If you are considering becoming a Buy To Let landlord, here are some tips to navigate the maze surrounding tax in the private rental sector.
– Get expert advice: Seeking expert advice may cost some money in the short term but will save you considerably more overall as it will ensure you are aware of the pitfalls and you are armed with knowledge before undertaking a property purchase. Ultimately, whoever ‘owns’ / whose name the property is purchased in can have an impact on income and capital gains taxes.
– Keep accurate records: the HMRC initiative ‘Making Tax Digital for Self Assessment’ comes into effect from April 6 2024 (extended by one year). Landlords with gross rental income in excess of £10,000 will need to file a digital return every quarter. The right software and record-keeping will be a lifesaver when MTD becomes necessary.
– Maximise your expenses: Maximising expenses is essential for first-time landlords and you should make sure that you are keeping a record of all your expenses in letting the property and most importantly you know which expenses are deductible.
– Minimise tax: If you have a spouse, you could consider putting the property into joint names – this is a great way to maximise Capital Gains Tax exemptions on future sales and minimise income tax if you’re in a different tax bracket or personal allowances for one spouse are not being totally used.
– Form a limited company: First-time landlords could potentially look at setting up a limited company if you intend to acquire a property portfolio to hold your properties. Be aware of added costs for preparing accounts and company costs. Expenses will be deductible against the rental income including mortgage interest which is only given as a 20 per cent tax credit for individuals. The tax would be paid on withdrawing the profits but dividends benefit from a tax-free allowance and lower tax rates.
– Register for self-assessment: Registering for self-assessment is a must for new landlords. Ensure that you register with HMRC for self-assessment by October 5 following the end of the tax year in which you start to receive rental income.
– Managing agent: First-time landlords should consider using a managing Agent. Commission and management charges are all tax-deductible as well as accountancy fees for preparing your rental accounts and tax return. All tenant finding fees, gas/electricity checks and repairs are taken care of by Agents and this can be a more efficient and stress-free way to handle your property if you don’t want to deal with it yourself.
– Consider short-term lets: Letting a property as a holiday let has a different tax treatment (it’s treated as a business instead of an investment) and qualifies for business tax reliefs. Expenses are higher but tax-deductible and the rental income can be higher if you want to run the property more as a business.

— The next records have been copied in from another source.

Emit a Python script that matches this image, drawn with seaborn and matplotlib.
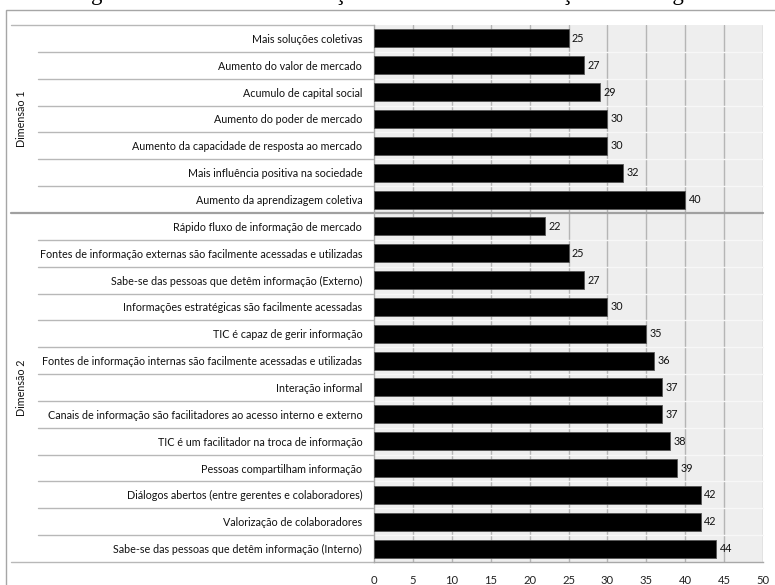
import matplotlib
matplotlib.use("Agg")
import matplotlib.pyplot as plt
from matplotlib.patches import Rectangle
from matplotlib.transforms import blended_transform_factory
import seaborn as sns
import pandas as pd

# --- data -------------------------------------------------------------
dim1_labels = [
    "Mais soluções coletivas",
    "Aumento do valor de mercado",
    "Acumulo de capital social",
    "Aumento do poder de mercado",
    "Aumento da capacidade de resposta ao mercado",
    "Mais influência positiva na sociedade",
    "Aumento da aprendizagem coletiva",
]
dim1_values = [25, 27, 29, 30, 30, 32, 40]

dim2_labels = [
    "Rápido fluxo de informação de mercado",
    "Fontes de informação externas são facilmente acessadas e utilizadas",
    "Sabe-se das pessoas que detêm informação (Externo)",
    "Informações estratégicas são facilmente acessadas",
    "TIC é capaz de gerir informação",
    "Fontes de informação internas são facilmente acessadas e utilizadas",
    "Interação informal",
    "Canais de informação são facilitadores ao acesso interno e externo",
    "TIC é um facilitador na troca de informação",
    "Pessoas compartilham informação",
    "Diálogos abertos (entre gerentes e colaboradores)",
    "Valorização de colaboradores",
    "Sabe-se das pessoas que detêm informação (Interno)",
]
dim2_values = [22, 25, 27, 30, 35, 36, 37, 37, 38, 39, 42, 42, 44]

group_names = ["Dimensão 1", "Dimensão 2"]
x_ticks = [0, 5, 10, 15, 20, 25, 30, 35, 40, 45, 50]
title_text = "Figura 1: Fatores da Informação relacionados à Inovação Tecnológica"

df = pd.DataFrame({
    "item": dim1_labels + dim2_labels,
    "valor": dim1_values + dim2_values,
    "grupo": [group_names[0]] * len(dim1_labels) + [group_names[1]] * len(dim2_labels),
})

# --- style ------------------------------------------------------------
sns.set_theme(style="white")
plt.rcParams["font.family"] = ["Lato", "DejaVu Sans"]
plt.rcParams["savefig.bbox"] = "standard"
FS = 7.75
GRID = "#b5b5b5"
LINE = "#a8a8a8"

W, H = 775, 585
fig = plt.figure(figsize=(W / 100, H / 100), dpi=100)
ax = fig.add_axes([374 / W, 1 - 562 / H, (763 - 374) / W, (562 - 25) / H])
ax.set_facecolor("#eeeeee")

sns.barplot(data=df, y="item", x="valor", orient="h", order=df["item"],
            color="black", width=0.67, edgecolor="#555555", linewidth=0.6,
            saturation=1, ax=ax, zorder=3)

n = len(df)
ax.set_xlim(0, 50)
ax.set_ylim(n - 0.5, -0.5)
ax.set_xticks(x_ticks)
ax.set_xticklabels([str(t) for t in x_ticks], fontsize=FS + 0.4, color="#222222")
ax.tick_params(axis="x", direction="out", length=4, width=0.8, color=LINE, pad=5)
ax.set_xlabel("")
ax.set_ylabel("")
ax.set_yticks(range(n))
ax.set_yticklabels(df["item"], fontsize=FS, color="#111111")
ax.tick_params(axis="y", length=0, pad=8.5)

for x in x_ticks[1:]:
    ax.axvline(x, color=GRID, lw=1.0, zorder=1)
for s in ["top", "right"]:
    ax.spines[s].set_visible(False)
for s in ["left", "bottom"]:
    ax.spines[s].set_color(LINE)
    ax.spines[s].set_linewidth(1.0)

# value labels at the end of each bar
for cont in ax.containers:
    ax.bar_label(cont, fmt="%d", padding=2.5, fontsize=FS, color="#111111")

# category separators in the label column and faint bands in the plot area
trans = blended_transform_factory(ax.transAxes, ax.transData)
x_item = (38 - 374) / (763 - 374)
x_group = (11 - 374) / (763 - 374)
split = len(dim1_labels) - 0.5
for i in range(1, n):
    yb = i - 0.5
    if abs(yb - split) < 1e-9:
        continue
    ax.plot([x_item, 0], [yb, yb], transform=trans, color="#b8b8b8", lw=1.0,
            clip_on=False, zorder=2)
    ax.plot([0, 1], [yb, yb], transform=trans, color="#f7f7f7", lw=1.0,
            clip_on=False, zorder=2)
ax.plot([x_group, 1], [split, split], transform=trans, color="#a0a0a0", lw=1.6,
        clip_on=False, zorder=2)
ax.plot([x_group, 0], [-0.5, -0.5], transform=trans, color="#b8b8b8", lw=1.0,
        clip_on=False, zorder=2)
ax.plot([x_group, 0], [n - 0.5, n - 0.5], transform=trans, color="#b8b8b8", lw=1.0,
        clip_on=False, zorder=2)

# group names, rotated, centred on each block
x_dim = (22 - 374) / (763 - 374)
ax.text(x_dim, (-0.5 + split) / 2, group_names[0], transform=trans, rotation=90,
        ha="center", va="center", fontsize=FS, color="#111111")
ax.text(x_dim, (split + n - 0.5) / 2, group_names[1], transform=trans, rotation=90,
        ha="center", va="center", fontsize=FS, color="#111111")

# outer chart frame
fig.add_artist(Rectangle((6 / W, -0.05), 1.2, 1 - 9.5 / H + 0.05,
                         transform=fig.transFigure, fill=False,
                         edgecolor="#a6a6a6", lw=1.0))

# caption above the chart (only its lower edge falls inside the canvas)
fig.text(0.505, 1.0, title_text, ha="center", va="baseline",
         fontsize=16.5, family=["Liberation Serif", "DejaVu Serif"], color="black")

fig.savefig("out.png", dpi=100, bbox_inches=None)
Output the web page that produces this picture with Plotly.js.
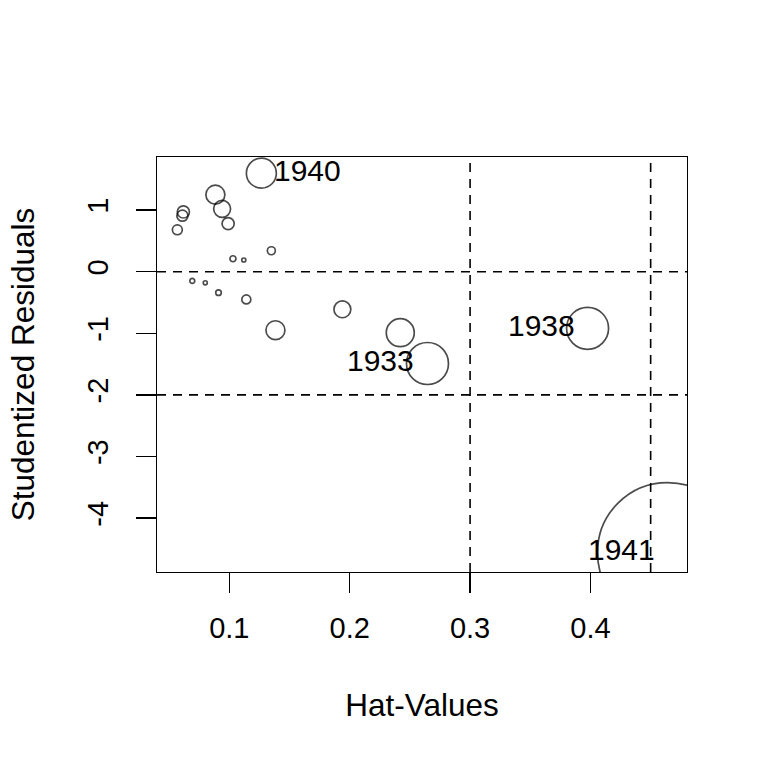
<!DOCTYPE html>
<html>
<head>
<meta charset="utf-8">
<script src="https://cdn.plot.ly/plotly-3.0.1.min.js"></script>
<style>
  html, body { margin: 0; padding: 0; background: #fff; }
  #plot { width: 768px; height: 768px; }
</style>
</head>
<body>
<div id="plot"></div>
<script>
// hat-values, studentized residuals and Cook's distances
var hatValues = [0.1266, 0.0884, 0.0940, 0.0990, 0.0618, 0.0610, 0.0568, 0.1030, 0.1120, 0.1349,
                 0.0692, 0.0800, 0.0910, 0.1141, 0.1383, 0.1939, 0.2420, 0.2646, 0.3976, 0.4640]
var studRes   = [1.60, 1.25, 1.02, 0.78, 0.97, 0.91, 0.68, 0.21, 0.19, 0.34,
                 -0.15, -0.18, -0.34, -0.45, -0.95, -0.61, -0.99, -1.49, -0.92, -4.56]
var cookD     = [0.110, 0.044, 0.035, 0.018, 0.018, 0.015, 0.012, 0.0044, 0.002, 0.0078,
                 0.003, 0.002, 0.0037, 0.0099, 0.044, 0.035, 0.096, 0.216, 0.216, 2.40]

var labelNames = ['1940', '1933', '1938', '1941']
var labelIdx = [0, 17, 18, 19]
var labelSide = ['right', 'left', 'left', 'left']

var hLines = [0, -2]
var vLines = [0.3, 0.45]

var font = 'Liberation Sans, Arial, Helvetica, sans-serif'
var maxCook = Math.max.apply(null, cookD)

var trace = {
  x: hatValues,
  y: studRes,
  mode: 'markers',
  type: 'scatter',
  cliponaxis: true,
  marker: {
    symbol: 'circle',
    color: 'rgba(0,0,0,0)',
    size: cookD,
    sizemode: 'area',
    sizeref: 2 * maxCook / (140 * 140),
    line: {color: 'black', width: 1.7}
  },
  hoverinfo: 'none'
}

var shapes = []
hLines.forEach(function (h) {
  shapes.push({type: 'line', xref: 'paper', x0: 0, x1: 1, yref: 'y', y0: h, y1: h,
    line: {color: 'black', width: 1.6, dash: '9px,7px'}})
})
vLines.forEach(function (v) {
  shapes.push({type: 'line', yref: 'paper', y0: 0, y1: 1, xref: 'x', x0: v, x1: v,
    line: {color: 'black', width: 1.6, dash: '9px,7px'}})
})

var annotations = labelNames.map(function (name, i) {
  var k = labelIdx[i]
  var right = labelSide[i] == 'right'
  return {
    x: hatValues[k], y: studRes[k], text: name, showarrow: false,
    xanchor: right ? 'left' : 'right', yanchor: 'middle',
    xshift: right ? 11 : -11, yshift: 3,
    font: {family: font, size: 30, color: 'black'}
  }
})

var layout = {
  width: 768,
  height: 768,
  margin: {l: 157, r: 81, t: 157, b: 196},
  paper_bgcolor: 'white',
  plot_bgcolor: 'white',
  showlegend: false,
  font: {family: font, size: 29, color: 'black'},
  xaxis: {
    range: [0.0399, 0.4802],
    tickvals: [0.1, 0.2, 0.3, 0.4],
    ticktext: ['0.1', '0.2', '0.3', '0.4'],
    ticks: 'outside', ticklen: 20, tickwidth: 1.4, tickcolor: 'black',
    showgrid: false, zeroline: false,
    showline: true, mirror: true, linecolor: 'black', linewidth: 1.4,
    ticklabelstandoff: 10,
    title: {text: 'Hat-Values', font: {size: 31.5}, standoff: 50}
  },
  yaxis: {
    range: [-4.875, 1.862],
    tickvals: [-4, -3, -2, -1, 0, 1],
    ticktext: ['-4', '-3', '-2', '-1', '0', '1'],
    tickangle: -90,
    ticks: 'outside', ticklen: 20, tickwidth: 1.4, tickcolor: 'black',
    showgrid: false, zeroline: false,
    showline: true, mirror: true, linecolor: 'black', linewidth: 1.4,
    ticklabelstandoff: 16,
    title: {text: 'Studentized Residuals', font: {size: 31.5}, standoff: 38}
  },
  shapes: shapes,
  annotations: annotations
}

Plotly.newPlot('plot', [trace], layout, {displayModeBar: false, staticPlot: true})
</script>
</body>
</html>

– Plan your cash flow in advance: Planning ahead to avoid cash flow problems is a great habit to get into as a first-time landlord. It is important to get an idea of your potential tax liability and put a proportion of the rental money aside to pay your tax bill. Also, have some cash set aside for any essential repairs to your properties – storm damage and boiler breakdowns can happen at any time. In light of this ensure you are fully insured!